As you’re waiting, keep these tips in mind:

  • If your lender does have questions, answer them promptly to avoid holding up your approval.
  • If you can avoid it, don’t make any large purchases or apply for additional credit during underwriting. Any changes to your financial situation could jeopardize the loan.

Step 10: Close on your new home

Once you’ve been officially approved for a mortgage, you just need to complete the closing.

“The closing process differs a bit from state to state,” Ailion says. “Mainly, it involves confirming the seller has ownership and is authorized to transfer title, determining if there are other claims against the property that must be paid off, collecting the money from the buyer and distributing it to the seller after deducting and paying other charges and fees.”

There are many expenses that accompany the closing.

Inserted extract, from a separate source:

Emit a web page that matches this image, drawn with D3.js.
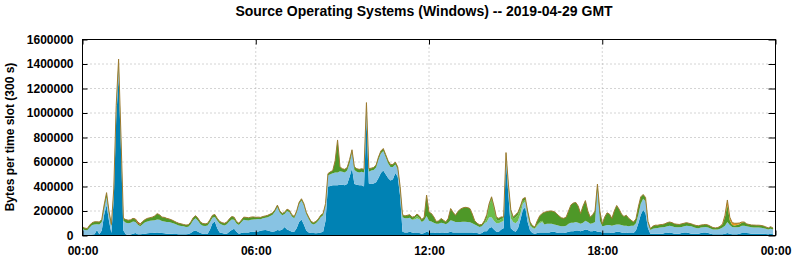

These typically include:

  • Appraisal fee: Cost for a professional appraiser to determine the value of the property you’re purchasing, often between $300 and $400
  • Credit check fee: Cost of running your credit report, usually less than $30
  • Origination or underwriting fee: Covers the cost of creating and processing your loan, usually 0.5 percent to 1 percent of the loan amount
  • Title insurance fees: Covers title and settlement services, often equal to 0.5 percent to 1 percent of the purchase price
  • Prepaids: Expenses you’ll cover upfront, such as property taxes and homeowners insurance premiums
  • Attorney fee: Usually a flat fee that you’ll pay if your state requires an attorney be present at closing
  • Recording fees: Flat fee to record the transaction with the proper local authority

Along with paying closing costs, you’ll review and sign lots of documentation at the closing, including paperwork detailing how funds are disbursed. The closing or settlement agent will also enter the transaction into the public record.

The process to get a mortgage — also known as the “time to close” — takes 41 days on average as of June 2025, according to ICE Mortgage Technology.

FAQ

  • The income required to get a mortgage depends on how large a mortgage you need and how much debt you already have. Lenders like to see a DTI ratio of no more than 36 percent, although some may approve up to 50 percent in some cases.

  • You’ll need to meet the eligibility criteria for the specific type of mortgage you’re getting. This includes parameters around credit score, debt and down payment. For an FHA loan, for example, if you have a credit score of at least 580, you’ll need a down payment of at least 3.5 percent.

  • You can get a mortgage through a direct or retail mortgage lender, such as a credit union, bank or online lender; through a mortgage broker; or another type of lender. Start shopping for a mortgage by comparing top offers on mortgage rates.

  • Don’t be shy when it comes to asking mortgage lenders questions as you shop around. Ask for help identifying what kind of mortgage loan may be the best fit for your situation. You may also wish to ask about any down payment assistance programs you qualify for. While asking about interest rates can be beneficial, keep in mind some lenders will not disclose a rate until you’ve applied for a prequalification or preapproval.